For articles related to this topic, see:
“Keeping an Eye on I-Codes,”
December 2017 and January 2018 issues

“Keeping Up with I-Codes,”
March 2015 issue



Wind-uplift code requirements

Roof system designers should determine design wind loads and design roof systems to resist determined wind-uplift pressures. And roof system manufacturers should be testing their roof systems per FM 4474, “Evaluating the Simulated Wind Uplift Resistance of Roof Assemblies Using Static Positive and/or Negative Differential Pressures”; UL 580, “Standard for Safety Tests for Uplift Resistance of Roof Assemblies”; or UL 1897, “Standard for Safety Uplift Tests for Roof Covering Systems” (as required in Section 1504.3.1 of the International Building Code,® 2018 edition) and making wind-uplift pressure resistance data available to roof system designers.

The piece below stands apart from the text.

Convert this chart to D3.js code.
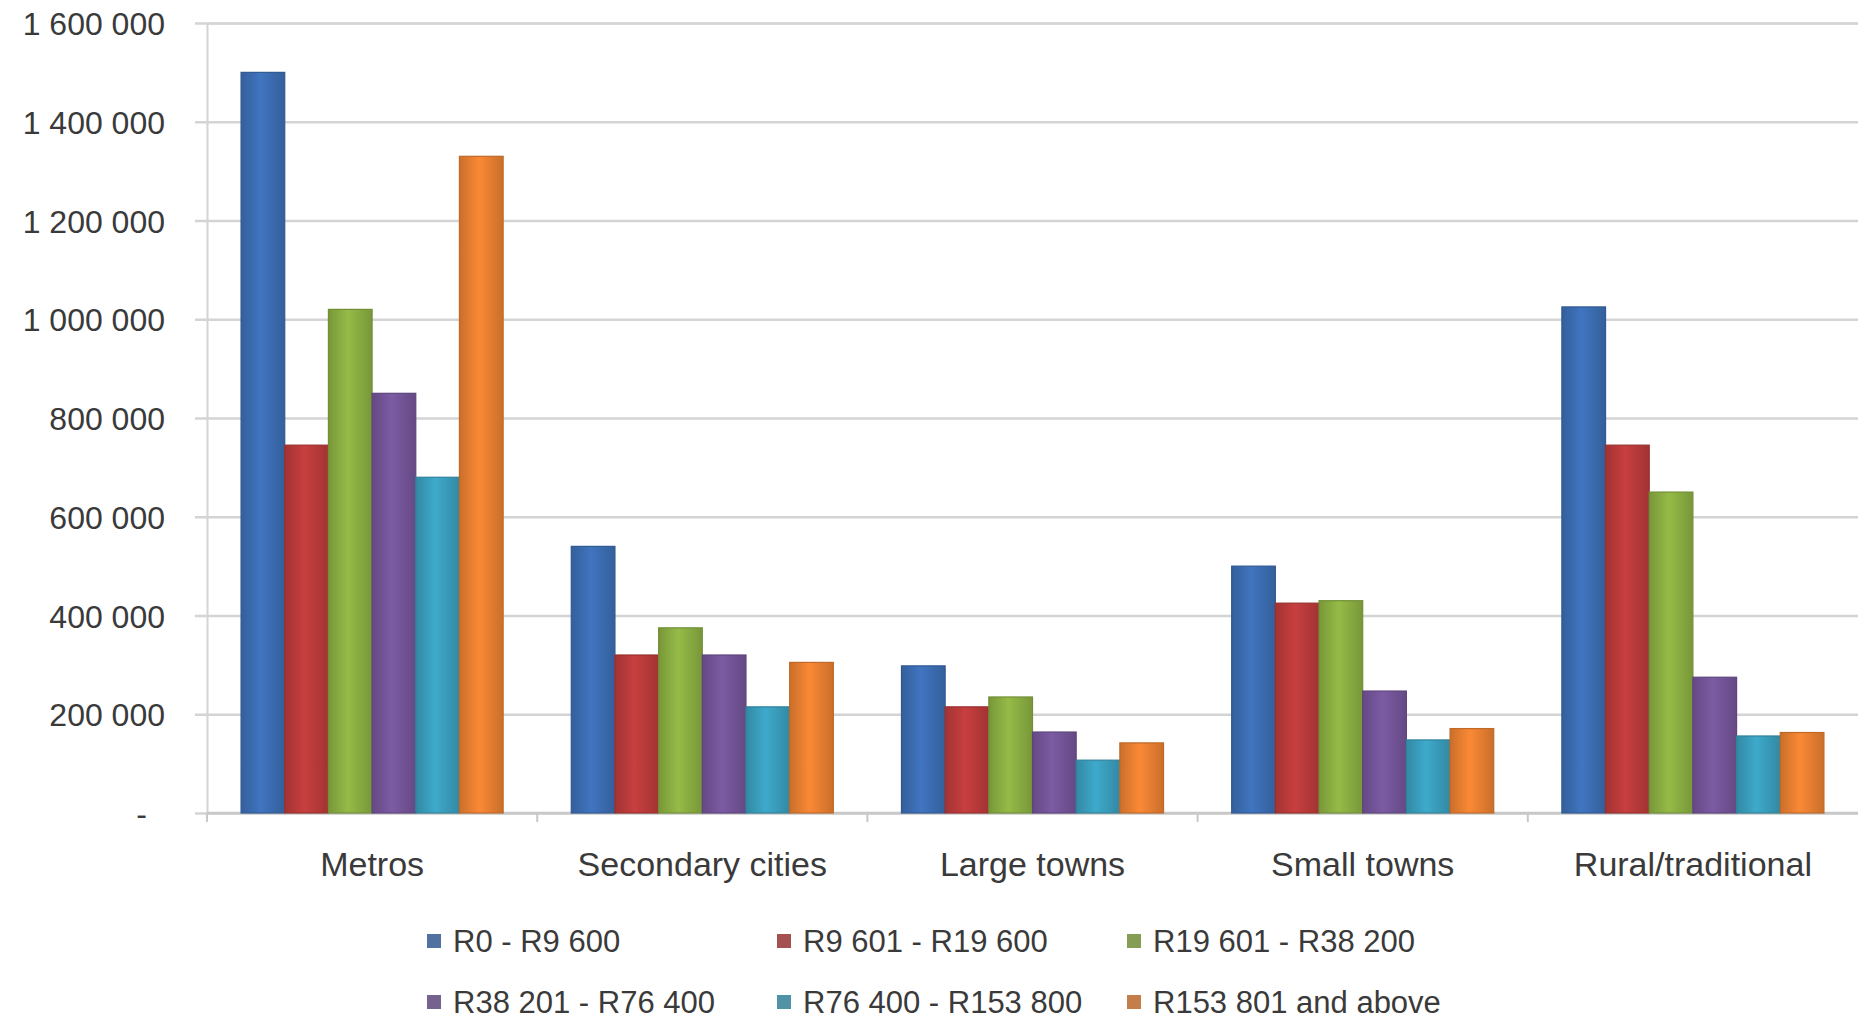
<!DOCTYPE html>
<html>
<head>
<meta charset="utf-8">
<script src="https://cdn.jsdelivr.net/npm/d3@7"></script>
<style>
	html, body { margin: 0; padding: 0; background: #fff; }
	svg { display: block; }
	text { font-family: "Liberation Sans", Arial, sans-serif; fill: #3a3a3a; }
</style>
</head>
<body>
<div id="chart"></div>
<script>
// data
var categories = ['Metros', 'Secondary cities', 'Large towns', 'Small towns', 'Rural/traditional'];
var seriesNames = ['R0 - R9 600', 'R9 601 - R19 600', 'R19 601 - R38 200', 'R38 201 - R76 400', 'R76 400 - R153 800', 'R153 801 and above'];
var seriesColors = ['#3d6fb6', '#be3c3c', '#8db143', '#76569b', '#3ba1c0', '#ed8232'];

// one array per income band, in category order
var band0 = [1500000, 540000, 298000, 500000, 1025000];
var band1 = [745000, 320000, 215000, 425000, 745000];
var band2 = [1020000, 375000, 235000, 430000, 650000];
var band3 = [850000, 320000, 164000, 247000, 275000];
var band4 = [680000, 215000, 107000, 148000, 156000];
var band5 = [1330000, 305000, 142000, 171000, 163000];
var seriesValues = [band0, band1, band2, band3, band4, band5];

var yTicks = [0, 200000, 400000, 600000, 800000, 1000000, 1200000, 1400000, 1600000];

var width = 1858, height = 1026;
var plot = { left: 207, right: 1858, top: 23, bottom: 813 };

var svg = d3.select('#chart').append('svg')
	.attr('width', width)
	.attr('height', height);

var x0 = d3.scaleBand()
	.domain(categories)
	.range([plot.left, plot.right]);

var x1 = d3.scaleBand()
	.domain(d3.range(seriesNames.length))
	.range([0, x0.bandwidth()])
	.paddingOuter(0.78);

var y = d3.scaleLinear()
	.domain([0, 1600000])
	.range([plot.bottom, plot.top]);

// bar shading, darker at the sides like the old excel look
var defs = svg.append('defs');
seriesColors.forEach(function(c, i){
	var g = defs.append('linearGradient')
		.attr('id', 'grad' + i)
		.attr('x1', '0%').attr('x2', '100%')
		.attr('y1', '0%').attr('y2', '0%');
	var dark = d3.color(c).darker(0.45);
	var light = d3.color(c).brighter(0.15);
	g.append('stop').attr('offset', '0%').attr('stop-color', dark);
	g.append('stop').attr('offset', '45%').attr('stop-color', light);
	g.append('stop').attr('offset', '100%').attr('stop-color', dark);
});

// gridlines with little ticks on the left of the axis
var yAxis = d3.axisLeft(y)
	.tickValues(yTicks)
	.tickSize(-(plot.right - plot.left))
	.tickPadding(42)
	.tickFormat(function(d){
		if (d === 0) return '-';
		return d3.format(',')(d).replace(/,/g, ' ');
	});

var gy = svg.append('g')
	.attr('transform', 'translate(' + plot.left + ',0)')
	.call(yAxis);

gy.select('.domain')
	.attr('stroke', '#d4d4d4')
	.attr('stroke-width', 2);

gy.selectAll('.tick line')
	.attr('x1', -12)
	.attr('stroke', '#d4d4d4')
	.attr('stroke-width', 2.5);

gy.selectAll('.tick text')
	.style('font-size', '32px')
	.attr('fill', '#3a3a3a')
	.attr('dy', '0.36em');

// zero label sits a bit further left
gy.selectAll('.tick text')
	.filter(function(d){ return d === 0; })
	.attr('x', -60);

// baseline + category ticks
svg.append('line')
	.attr('x1', plot.left)
	.attr('x2', plot.right)
	.attr('y1', y(0))
	.attr('y2', y(0))
	.attr('stroke', '#c8c8c8')
	.attr('stroke-width', 2.5);

svg.selectAll('.catTick')
	.data(categories)
	.enter().append('line')
	.attr('class', 'catTick')
	.attr('x1', function(d){ return x0(d); })
	.attr('x2', function(d){ return x0(d); })
	.attr('y1', y(0))
	.attr('y2', y(0) + 9)
	.attr('stroke', '#c8c8c8')
	.attr('stroke-width', 2);

// bars
var groups = svg.selectAll('.cat')
	.data(categories)
	.enter().append('g')
	.attr('class', 'cat')
	.attr('transform', function(d){ return 'translate(' + x0(d) + ',0)'; });

groups.selectAll('rect')
	.data(function(d, ci){
		return seriesValues.map(function(vals, si){
			return { s: si, v: vals[ci] };
		});
	})
	.enter().append('rect')
	.attr('x', function(d){ return x1(d.s); })
	.attr('width', x1.bandwidth())
	.attr('y', function(d){ return y(d.v); })
	.attr('height', function(d){ return y(0) - y(d.v); })
	.attr('fill', function(d){ return 'url(#grad' + d.s + ')'; })
	.attr('stroke', function(d){ return d3.color(seriesColors[d.s]).darker(0.6); })
	.attr('stroke-width', 1.2);

// category labels
var xAxis = d3.axisBottom(x0).tickSize(0).tickPadding(39);
var gx = svg.append('g')
	.attr('transform', 'translate(0,' + y(0) + ')')
	.call(xAxis);
gx.select('.domain').remove();
gx.selectAll('text')
	.style('font-size', '34px')
	.attr('fill', '#3a3a3a');

// legend, 3 per row (second row kept just inside the bottom edge)
var legendCols = 3;
var legend = svg.selectAll('.legendItem')
	.data(seriesNames)
	.enter().append('g')
	.attr('class', 'legendItem')
	.attr('transform', function(d, i){
		var col = i % legendCols;
		var row = Math.floor(i / legendCols);
		return 'translate(' + (427 + col * 350) + ',' + (941 + row * 61) + ')';
	});

legend.append('rect')
	.attr('x', 0)
	.attr('y', -7)
	.attr('width', 14)
	.attr('height', 14)
	.attr('fill', function(d, i){ return d3.interpolateRgb(seriesColors[i], '#777')(0.35); });

legend.append('text')
	.attr('x', 26)
	.attr('dy', '0.36em')
	.style('font-size', '31px')
	.text(function(d){ return d; });
</script>
</body>
</html>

Prefabricated roof edge metal manufacturers should make ES-1 data available, as well. In my experience, roof system and edge metal manufacturers generally have wind-uplift pressure data available, but roof system designers have to calculate the design wind pressures and ensure their designs are code-compliant by asking manufacturers for wind-uplift data, an exercise that is often omitted from the design process.

Wind-uplift resistance is especially important for roof systems installed on high-rise buildings because the taller the roof surface, the higher the uplift pressure per ASCE 7, “Minimum Design Loads and Associated Criteria for Buildings and Other Structures.”

For example, per ASCE 7-16, an apartment building in Chicago not near Lake Michigan would have a design uplift pressure (depending on assumptions) of about 62 pounds per square foot at the corner of a roof 30 feet above the ground. The same roof system on a roof surface 200 feet above the ground would be almost 130 psf, more than double the design uplift pressure of the lower roof.